South Australia was a planned colony with an emigration policy that depended on populating the colony with young, fit and healthy men and women. The selection process in England for potential colonists lacked rigour, and resulted in a small but significant number of elderly, poor, chronically ill and those suffering from mental illness arriving in the colony. Also, the effects of a long, arduous sea journey combined with a challenging new life in a small colony proved too much for some. As a result the Governor and the representatives of the government found themselves required to care for the sick, destitute and the mentally ill.
When the colony of South Australia began in 1836, there was no provision made for people with a mental illness, or lunatics as they were then called. Consequently, they were kept in the Adelaide Gaol. A ward was set aside for the insane where, reflecting the view of the time, thet were kept restrained and out of sight. To address this problem a Board of Pauper Lunatics was set up in 1841 to suggest alternative solutions. However, no one was prepared to take any responsibility. In addition, the colony was nearly bankrupt which restricted public expenditure, so nothing was done.
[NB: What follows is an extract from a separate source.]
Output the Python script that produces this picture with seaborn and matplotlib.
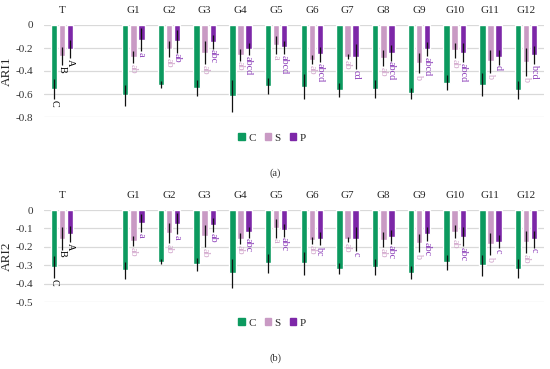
import numpy as np
import pandas as pd
import seaborn as sns
import matplotlib
matplotlib.use("Agg")
import matplotlib.pyplot as plt

groups = ['T', ' ', 'G1', 'G2', 'G3', 'G4', 'G5', 'G6', 'G7', 'G8', 'G9', 'G10', 'G11', 'G12']
present = ['T', 'G1', 'G2', 'G3', 'G4', 'G5', 'G6', 'G7', 'G8', 'G9', 'G10', 'G11', 'G12']
treatments = ['C', 'S', 'P']

# ARI1 means / errors (T, G1..G12)
ari1_c = [-0.557, -0.61, -0.52, -0.545, -0.62, -0.53, -0.535, -0.565, -0.555, -0.595, -0.50, -0.52, -0.565]
ari1_s = [-0.27, -0.28, -0.21, -0.24, -0.26, -0.175, -0.30, -0.275, -0.29, -0.33, -0.22, -0.315, -0.32]
ari1_p = [-0.21, -0.13, -0.14, -0.145, -0.21, -0.195, -0.255, -0.275, -0.24, -0.21, -0.24, -0.28, -0.26]
ari1_c_err = [0.09, 0.09, 0.03, 0.07, 0.14, 0.07, 0.11, 0.06, 0.08, 0.05, 0.065, 0.10, 0.08]
ari1_s_err = [0.08, 0.05, 0.07, 0.10, 0.05, 0.08, 0.04, 0.02, 0.07, 0.09, 0.065, 0.10, 0.12]
ari1_p_err = [0.08, 0.10, 0.10, 0.06, 0.05, 0.06, 0.065, 0.11, 0.07, 0.06, 0.08, 0.065, 0.075]
ari1_s_lab = ['B', 'ab', 'ab', 'ab', 'ab', 'a', 'ab', 'ab', 'ab', 'b', 'ab', 'b', 'b']
ari1_p_lab = ['A', 'a', 'ab', 'abc', 'abcd', 'abcd', 'abcd', 'cd', 'abcd', 'abcd', 'abcd', 'd', 'bcd']

# ARI2 means / errors
ari2_c = [-0.31, -0.327, -0.28, -0.295, -0.345, -0.29, -0.29, -0.32, -0.31, -0.34, -0.285, -0.30, -0.318]
ari2_s = [-0.155, -0.17, -0.125, -0.14, -0.155, -0.10, -0.165, -0.16, -0.162, -0.18, -0.118, -0.185, -0.176]
ari2_p = [-0.13, -0.07, -0.075, -0.082, -0.12, -0.11, -0.155, -0.16, -0.147, -0.13, -0.145, -0.173, -0.16]
ari2_c_err = [0.06, 0.047, 0.015, 0.035, 0.08, 0.05, 0.063, 0.03, 0.045, 0.035, 0.04, 0.058, 0.053]
ari2_s_err = [0.06, 0.027, 0.055, 0.06, 0.03, 0.05, 0.02, 0.013, 0.04, 0.05, 0.035, 0.06, 0.06]
ari2_p_err = [0.045, 0.05, 0.057, 0.04, 0.03, 0.035, 0.035, 0.065, 0.04, 0.04, 0.05, 0.036, 0.045]
ari2_s_lab = ['B', 'ab', 'ab', 'ab', 'ab', 'a', 'ab', 'ab', 'ab', 'b', 'ab', 'b', 'ab']
ari2_p_lab = ['A', 'a', 'a', 'ab', 'abc', 'abc', 'bc', 'c', 'abc', 'abc', 'abc', 'c', 'c']

colors = {'C': '#0c9a5f', 'S': '#c99ac4', 'P': '#7d27a8'}
lab_colors = {'C': 'black', 'S': '#d0a3ca', 'P': '#8a3cb8'}

matplotlib.rcParams['axes.unicode_minus'] = False
sns.set_style('white')
plt.rcParams['font.family'] = ['Liberation Serif', 'DejaVu Serif']


def make_df(c, s, p, ce, se, pe, sl, pl):
    rows = []
    for i, g in enumerate(present):
        rows.append([g, 'C', c[i], ce[i], 'C' if g == 'T' else ''])
        rows.append([g, 'S', s[i], se[i], sl[i]])
        rows.append([g, 'P', p[i], pe[i], pl[i]])
    return pd.DataFrame(rows, columns=['group', 'trt', 'val', 'err', 'lab'])


def draw(ax, df, ylab, ymin, ystep):
    sns.barplot(data=df, x='group', y='val', hue='trt', order=groups, hue_order=treatments,
                palette=colors, errorbar=None, width=0.68, gap=0.2, ax=ax, legend=False,
                saturation=1)
    for k, trt in enumerate(treatments):
        sub = df[df.trt == trt].set_index('group')
        for bar in ax.containers[k]:
            xc = bar.get_x() + bar.get_width() / 2
            g = groups[int(round(xc))]
            if g not in sub.index:
                continue
            v = sub.loc[g, 'val']
            e = sub.loc[g, 'err']
            ax.errorbar(xc, v, yerr=e, fmt='none', ecolor='#111111', elinewidth=0.9, capsize=0)
            lab = sub.loc[g, 'lab']
            if lab:
                ax.text(xc, v - e - 0.004 * abs(ymin) / 0.5, lab, rotation=270, ha='center', va='top',
                        fontsize=7.3, color=lab_colors[trt] if g != 'T' else 'black')
    ax.set_ylim(ymin, 0)
    ax.set_xlim(-0.5, len(groups) - 0.5)
    ticks = np.arange(ymin, 0.001, ystep)
    ax.set_yticks(ticks)
    ax.set_yticklabels(['0' if abs(t) < 1e-9 else f'{t:.1f}' for t in ticks],
                       fontsize=8, color='#333333')
    ax.yaxis.grid(True, color='#d9d9d9', linewidth=0.9)
    ax.set_axisbelow(True)
    ax.xaxis.tick_top()
    ax.tick_params(axis='x', length=0, pad=7, labelsize=8)
    ax.tick_params(axis='y', length=0, pad=8)
    ax.set_xlabel('')
    ax.set_ylabel(ylab, fontsize=9.5)
    ax.yaxis.set_label_coords(-0.062, 0.5)
    for sp in ax.spines.values():
        sp.set_visible(False)


fig = plt.figure(figsize=(5.5, 3.69), dpi=100)
ax1 = fig.add_axes([44 / 550, 1 - 117 / 369, 500 / 550, 92 / 369])
ax2 = fig.add_axes([44 / 550, 1 - 302 / 369, 500 / 550, 92 / 369])

df1 = make_df(ari1_c, ari1_s, ari1_p, ari1_c_err, ari1_s_err, ari1_p_err, ari1_s_lab, ari1_p_lab)
df2 = make_df(ari2_c, ari2_s, ari2_p, ari2_c_err, ari2_s_err, ari2_p_err, ari2_s_lab, ari2_p_lab)
draw(ax1, df1, 'ARI1', -0.8, 0.2)
draw(ax2, df2, 'ARI2', -0.5, 0.1)

handles = [plt.Rectangle((0, 0), 1, 1, color=colors[t]) for t in treatments]
for ypix, cap in [(138, '(a)'), (323, '(b)')]:
    fig.legend(handles, treatments, loc='center', bbox_to_anchor=(272 / 550, 1 - ypix / 369),
               ncol=3, frameon=False, fontsize=8, handlelength=0.6, handleheight=0.6,
               handletextpad=0.3, columnspacing=0.8)
    fig.text(275 / 550, 1 - (ypix + 35) / 369, cap, ha='center', va='center', fontsize=7.5, color='#333333')

fig.savefig('out.png', dpi=100)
It wasn’t until April 1846 that the government acted and rented a house with eight rooms and a small cottage at Parkside. On 21st May nine inmates were transferred from the gaol. However, the house was too small and many remained in the gaol until 1855. The Parkside premises were used until the Asylum on North Terrace was completed. The Parkside Lunatic Asylum was later built on this site.
Adelaide Lunatic Asylum
In 1849 the Colonial Engineer drew up plans for an asylum costing £5000-£6000 that would accommodate sixty patients, a house surgeon, three keepers and a couple of domestic staff. Tenders were called in 1850 and the new Adelaide Lunatic Asylum was opened in March 1852. It was built on the parklands at the eastern end of North Terrace, on ground overlooking the Botanic Garden. The new asylum provided far better facilities for the insane, but less than two years after its opening it proved to be too small. There were two men occupying each cell and accommodation was still required for forty more patients. Therefore, the Adelaide Gaol remained in use for at least another four years.
At the end of 1856 more accommodation became available for mental patients when the new hospital building was opened and the old Adelaide Hospital building was made available to the Asylum. However, by 1866 this had also become overcrowded and planning was begun for another asylum. By this time the Adelaide Lunatic Asylum was considered to be below standard but it remained in use until 1902, when its last patient was finally transferred to Parkside Lunatic Asylum. It was then used for several years as an infectious diseases hospital before it was razed in 1938.
Parkside Lunatic Asylum
In 1864 a Commission was appointed to inquire into the management of the Adelaide Lunatic Asylum. They found that it was crowded and its location had become inappropriate. Adelaide had expanded rapidly, with suburbs by the parklands, which meant the roads passing the asylum had become main thoroughfares. The Commission recommended the construction of a new purpose-built asylum for seven hundred patients based on the best European and American practices. They also recommended the purchase of land within four miles from the centre of Adelaide.
Land was purchased and the new Parkside Lunatic Asylum opened in March 1870. In May 1870 the main building of a new Asylum was opened and received fifty patients transferred from the Adelaide Asylum. Patients continued to be transferred from North Terrace until Parkside was completed. The Parkside Asylum remains open to this today and is now known as Glenside (Psychiatric) Hospital.
Bell, Maureen 2003. ‘From the 1870’s to the 1970’s: the changing face of public psychiatry in South Australia’. Australasian Psychiatry, vol. 11, Issue 1, pp.79-86.
Piddock, Susan 2004. ‘Possibilities and realities: South Australia’s asylums in the 19th century’. Australasian Psychiatry, vol. 12, Issue 2, pp.172-175.